When singer Carsie Blanton released Not Old, Not New in 2014, the album seemed like a step sideways. Her calling card before it was semi-acoustic pop rooted in the singer/songwriter tradition, but her songs are physical enough and spare enough in their arrangements that there’s not a hint of the coffee shop left in them. When Blanton cut the album of jazz standards, she saw the songs’ intelligent songwriting as the line that connected Not Old, Not New to her body of work. Her new album, So Ferocious, suggests another. 

Countless performances by female jazz vocalists addressed the challenge of how to communicate sexual desire without saying the words, and desire is a constant in Blanton’s work. So Ferocious includes such titles as “Hot Night,” “Ravenous,” “Scoundrel,” and “The Animal I Am,” and the songs live up to their titles, not in raw, sexual content but as burlesque-like, playful teases. “I’ve got a dirty mind,” she sings in “Vim and Vigor,” and you can hear the sexy grin in her vocal performance. She sings in the space between the words “sex” and “kitten” with results so playful that it’s easy to imagine that her bedroom comes complete with monkey bars. 

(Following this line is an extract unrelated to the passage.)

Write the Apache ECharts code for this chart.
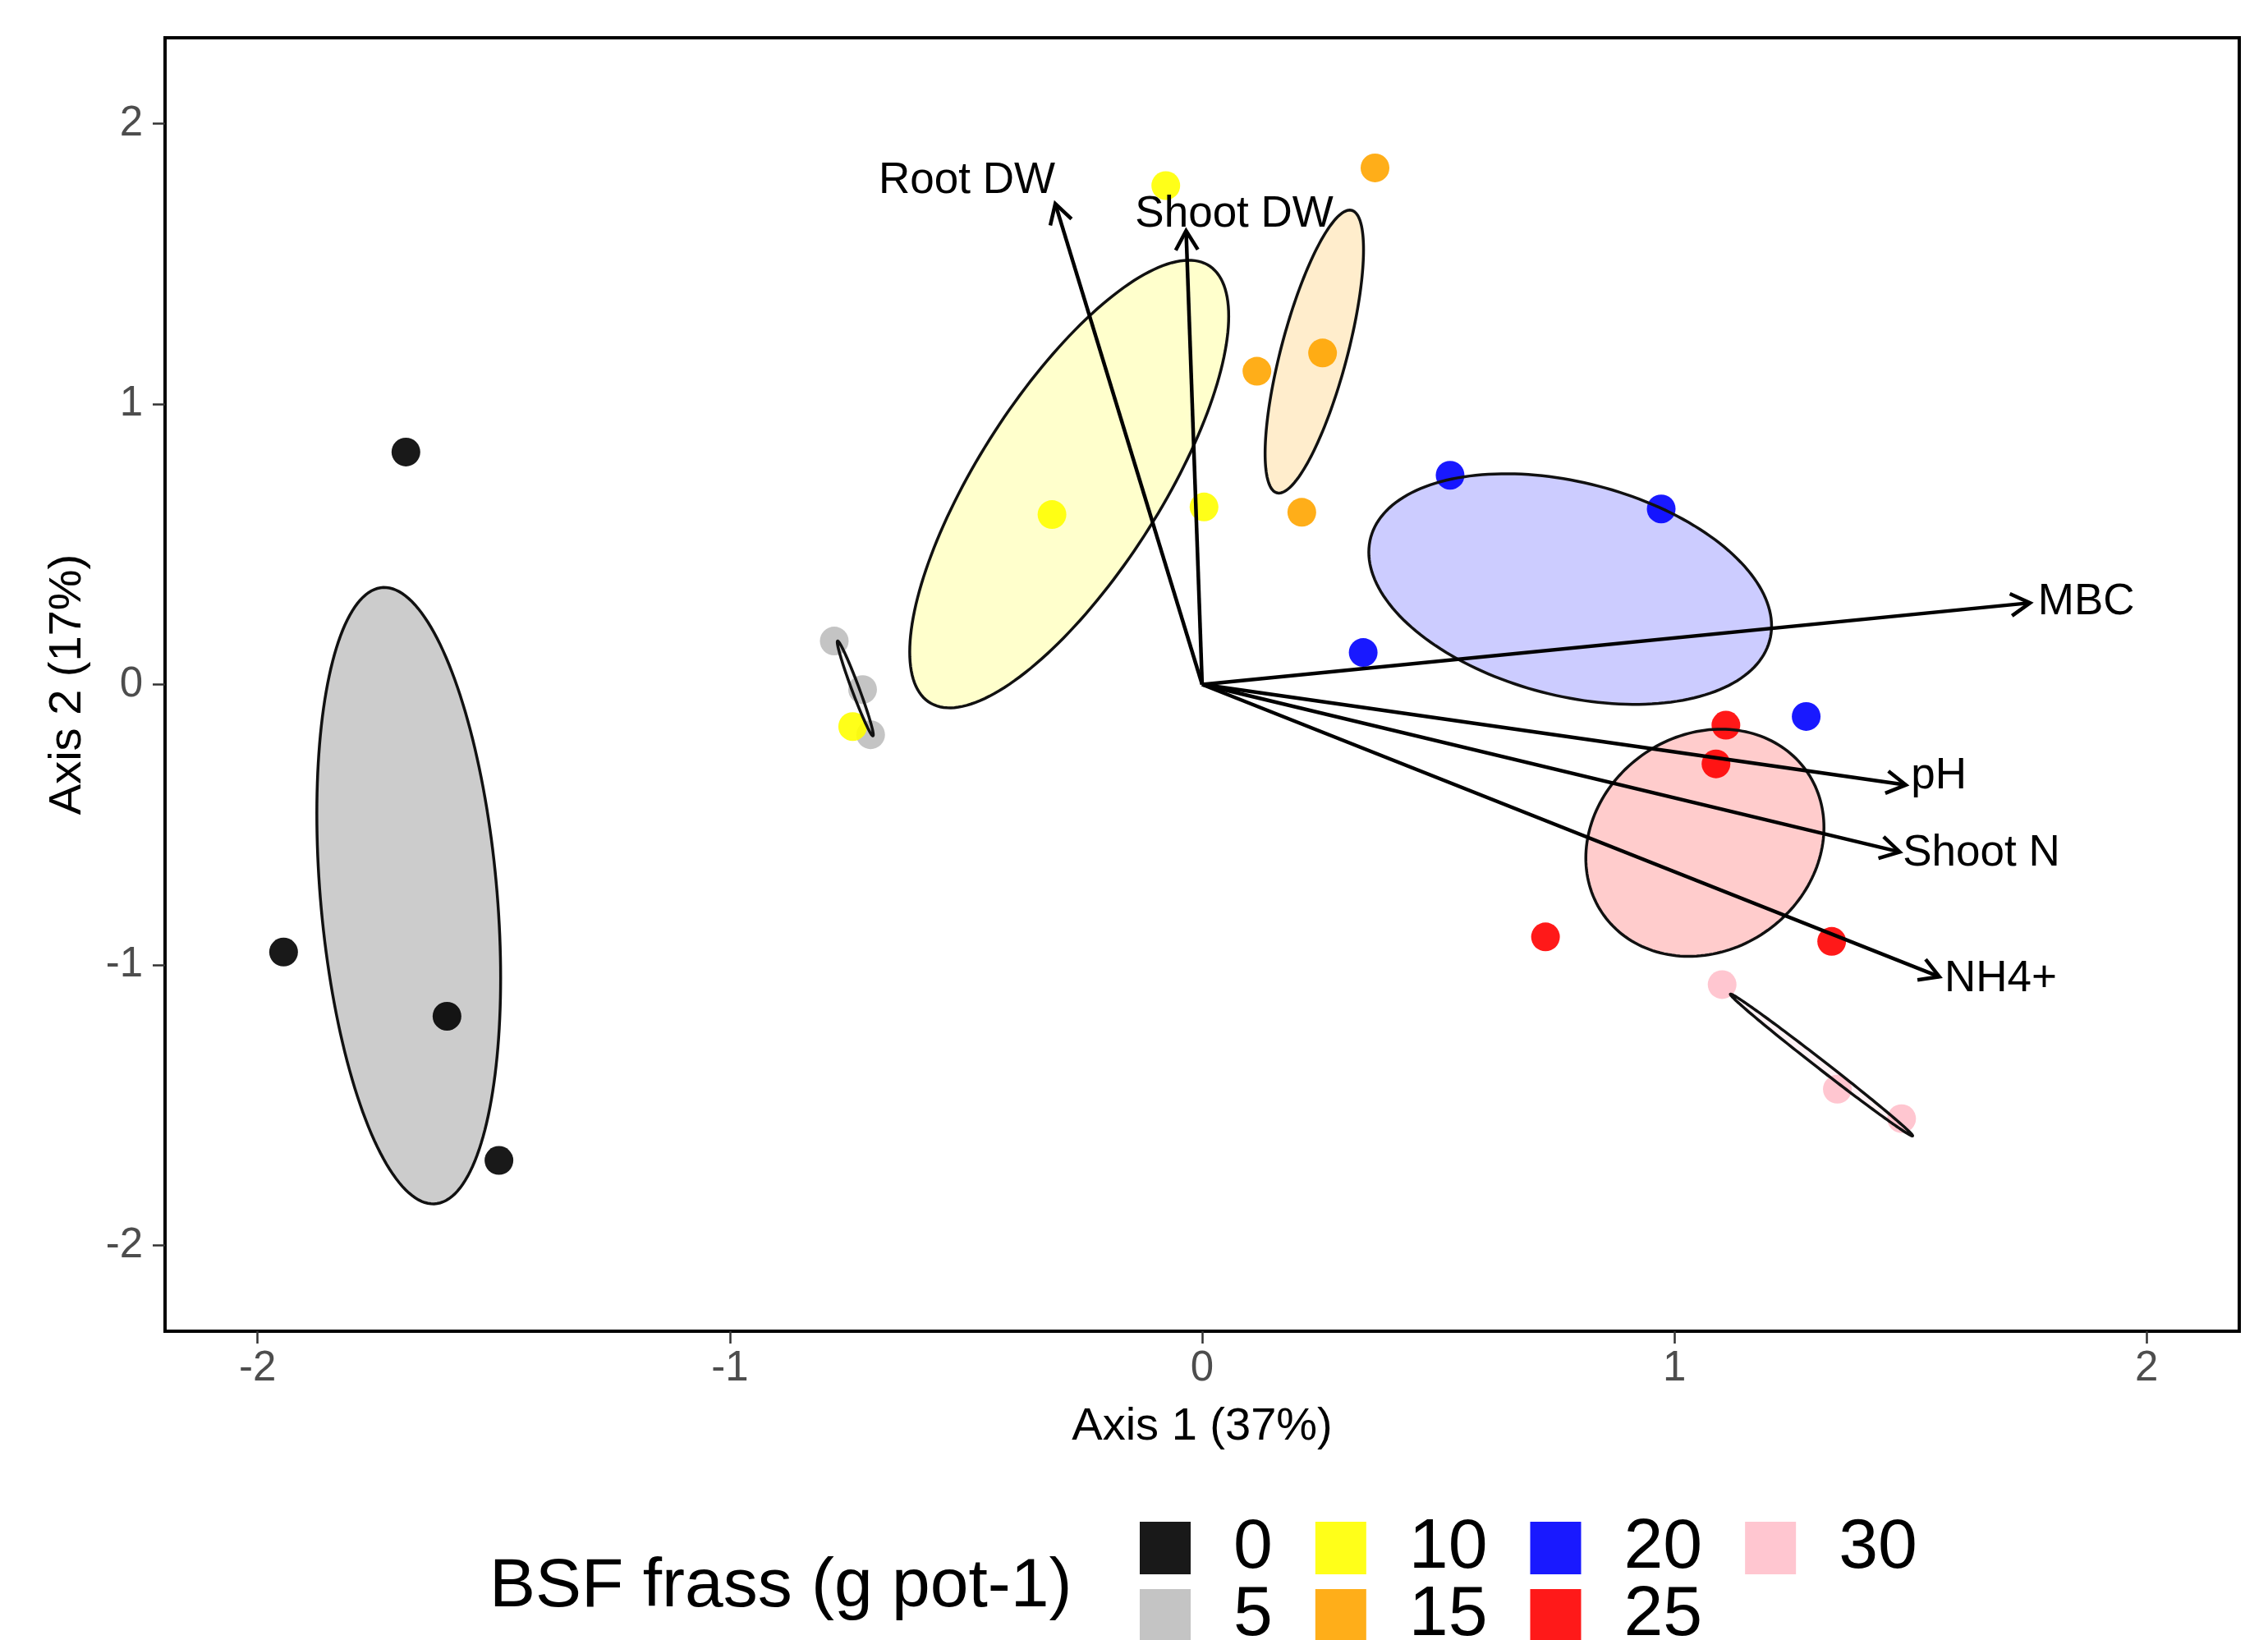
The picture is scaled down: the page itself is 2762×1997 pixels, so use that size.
<!DOCTYPE html>
<html>
<head>
<meta charset="utf-8">
<script src="https://cdn.jsdelivr.net/npm/echarts@6/dist/echarts.min.js"></script>
<style>
html, body { margin: 0; padding: 0; background: #fff; }
#main { width: 2762px; height: 1997px; }
</style>
</head>
<body>
<div id="main"></div>
<script>
// BSF frass groups (g pot-1) and their colours
const groups = ['0', '5', '10', '15', '20', '25', '30'];
const groupColors = ['#000000', '#bebebe', '#ffff00', '#ffa500', '#0000ff', '#ff0000', '#ffc0cb'];
const legendRow1 = ['0', '10', '20', '30'];
const legendRow2 = ['5', '15', '25'];

// sample scores, [Axis 1, Axis 2]
const pts0 = [[-1.686, 0.829], [-1.945, -0.954], [-1.599, -1.183], [-1.489, -1.697]];
const pts5 = [[-0.779, 0.155], [-0.719, -0.018], [-0.702, -0.179]];
const pts10 = [[-0.077, 1.779], [-0.318, 0.606], [0.004, 0.633], [-0.740, -0.150]];
const pts15 = [[0.366, 1.842], [0.255, 1.182], [0.116, 1.117], [0.211, 0.614]];
const pts20 = [[0.525, 0.746], [0.972, 0.626], [0.341, 0.114], [1.279, -0.114]];
const pts25 = [[1.109, -0.145], [1.088, -0.283], [0.727, -0.900], [1.333, -0.916]];
const pts30 = [[1.101, -1.070], [1.345, -1.443], [1.481, -1.548]];

// group ellipses: centre, half width, half height, correlation
const ellCx = [-1.680, -0.7345, -0.2815, 0.2375, 0.7793, 1.0645, 1.3114];
const ellCy = [-0.753, -0.014, 0.7148, 1.187, 0.3403, -0.5643, -1.3567];
const ellRx = [0.1946, 0.0381, 0.3377, 0.1042, 0.4264, 0.2521, 0.193];
const ellRy = [1.099, 0.169, 0.798, 0.5045, 0.4111, 0.405, 0.253];
const ellR = [-0.266, -0.976, 0.75, 0.72, -0.32, 0.135, -0.997];

// fitted variable vectors and where their labels sit
const vecNames = ['Root DW', 'Shoot DW', 'MBC', 'pH', 'Shoot N', 'NH4+'];
const vecX = [-0.311, -0.034, 1.753, 1.490, 1.477, 1.561];
const vecY = [1.714, 1.618, 0.291, -0.358, -0.597, -1.042];
const labX = [-0.498, 0.068, 1.872, 1.560, 1.650, 1.691];
const labY = [1.795, 1.676, 0.293, -0.328, -0.603, -1.052];

const xTicks = [-2, -1, 0, 1, 2];
const yTicks = [-2, -1, 0, 1, 2];

const FONT = '"Liberation Sans", Arial, sans-serif';

function rgba(hex, a) {
  const n = parseInt(hex.slice(1), 16);
  return 'rgba(' + (n >> 16) + ',' + ((n >> 8) & 255) + ',' + (n & 255) + ',' + a + ')';
}

const chart = echarts.init(document.getElementById('main'));

const pointSets = [pts0, pts5, pts10, pts15, pts20, pts25, pts30];

const scatterSeries = groups.map((g, i) => ({
  name: g,
  type: 'scatter',
  data: pointSets[i],
  symbolSize: 35,
  z: 2,
  silent: true,
  itemStyle: { color: groupColors[i], opacity: 0.9 }
}));

function renderEllipse(params, api) {
  const cx = api.value(0), cy = api.value(1);
  const rx = api.value(2), ry = api.value(3), r = api.value(4);
  const gi = api.value(5);
  const k = Math.sqrt(1 - r * r);
  const pts = [];
  for (let j = 0; j < 180; j++) {
    const t = j / 180 * Math.PI * 2;
    pts.push(api.coord([cx + rx * Math.cos(t), cy + ry * (r * Math.cos(t) + k * Math.sin(t))]));
  }
  return {
    type: 'polygon',
    shape: { points: pts },
    style: { fill: rgba(groupColors[gi], 0.2), stroke: '#111', lineWidth: 3.5 }
  };
}

function renderArrow(params, api) {
  const o = api.coord([0, 0]);
  const tip = api.coord([api.value(0), api.value(1)]);
  const lab = api.coord([api.value(2), api.value(3)]);
  const ang = Math.atan2(tip[1] - o[1], tip[0] - o[0]);
  const L = 27, A = Math.PI / 6;
  const h1 = [tip[0] - L * Math.cos(ang - A), tip[1] - L * Math.sin(ang - A)];
  const h2 = [tip[0] - L * Math.cos(ang + A), tip[1] - L * Math.sin(ang + A)];
  return {
    type: 'group',
    children: [
      { type: 'line', shape: { x1: o[0], y1: o[1], x2: tip[0], y2: tip[1] },
        style: { stroke: '#000', lineWidth: 4.5 } },
      { type: 'polyline', shape: { points: [h1, tip, h2] },
        style: { stroke: '#000', lineWidth: 4.5, fill: null } },
      { type: 'text', x: lab[0], y: lab[1],
        style: { text: vecNames[params.dataIndex], fill: '#000', fontSize: 53, fontFamily: FONT,
                 align: 'center', verticalAlign: 'middle' } }
    ]
  };
}

// both legend rows share everything but their items and top
function legendRow(items, top) {
  return {
    data: items,
    left: 1388,
    top: top,
    padding: 0,
    icon: 'rect',
    itemWidth: 62,
    itemHeight: 64,
    itemGap: 52,
    selectedMode: false,
    textStyle: { fontSize: 86, color: '#000', fontFamily: FONT, padding: [0, 0, 0, 47] }
  };
}

const option = {
  backgroundColor: '#fff',
  animation: false,
  title: {
    text: 'BSF frass (g pot-1)',
    left: 596,
    top: 1891,
    padding: 0,
    textStyle: { fontSize: 84, fontWeight: 'normal', color: '#000', fontFamily: FONT }
  },
  legend: [legendRow(legendRow1, 1842), legendRow(legendRow2, 1924)],
  grid: {
    left: 201, right: 35, top: 46, bottom: 376,
    show: true, borderColor: '#000', borderWidth: 4,
    outerBoundsMode: 'none'
  },
  xAxis: {
    type: 'value',
    min: -2.196, max: 2.196,
    name: 'Axis 1 (37%)',
    nameLocation: 'middle',
    nameGap: 89,
    nameTextStyle: { fontSize: 56, color: '#000', fontFamily: FONT },
    axisLine: { show: false, onZero: false },
    splitLine: { show: false },
    axisTick: { show: true, length: 15, customValues: xTicks, lineStyle: { color: '#333', width: 2.5 } },
    axisLabel: { customValues: xTicks, margin: 20, fontSize: 51, color: '#4d4d4d', fontFamily: FONT }
  },
  yAxis: {
    type: 'value',
    min: -2.306, max: 2.306,
    name: 'Axis 2 (17%)',
    nameLocation: 'middle',
    nameRotate: 90,
    nameGap: 90,
    nameTextStyle: { fontSize: 56, color: '#000', fontFamily: FONT },
    axisLine: { show: false, onZero: false },
    splitLine: { show: false },
    axisTick: { show: true, length: 15, customValues: yTicks, lineStyle: { color: '#333', width: 2.5 } },
    axisLabel: { customValues: yTicks, margin: 27, fontSize: 51, color: '#4d4d4d', fontFamily: FONT }
  },
  series: scatterSeries.concat([
    {
      name: 'ellipses',
      type: 'custom',
      z: 3,
      silent: true,
      renderItem: renderEllipse,
      encode: { x: 0, y: 1 },
      data: groups.map((g, i) => [ellCx[i], ellCy[i], ellRx[i], ellRy[i], ellR[i], i])
    },
    {
      name: 'vectors',
      type: 'custom',
      z: 4,
      silent: true,
      renderItem: renderArrow,
      encode: { x: 0, y: 1 },
      data: vecX.map((x, i) => [x, vecY[i], labX[i], labY[i]])
    }
  ])
};

chart.setOption(option);
</script>
</body>
</html>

But sex songs are rarely simply about sex. More often, they’re relationship songs, and the different tones and angles in her lyrics mark Blanton as someone adept at making quick, fine line distinctions between relationships that seem similar to the naked eye. “Fat and Happy” is the easiest to distinguish as she dreams about being “fat and happy / and living high on the hog.” The chorus suggests that she’s secure enough in the love of another that dreams of losing her shape are not just permitted but are part of a game the two play.

Blanton sings the hushed, slightly tense “To Be Known” to someone whose core hope is summed up in the title, and as is often the case in Blanton’s songs, it’s deceptively complex. The song plays as a compassionate gesture to someone who has often felt overlooked, but it’s also possible to hear it as Blanton singing to herself. The “Learn” page on her website is the product of a compulsive oversharer, and it’s easy to imagine that it’s motivated by the desire to be known.

The sense of balance that allows the songs to hold multiple possible interpretations is the strength of So Ferocious. Blanton could easily come on too strong or too playful and seem desperate or silly, but neither happens. She sounds open but never simply confessional, and complex but rarely a mess. The title threatens to promise too much for the album, but “ferocious” is just theatrical enough a word to dial down expectations, particularly when accompanied on the cover by a line drawing of Blanton wearing only her panties in front of a lion.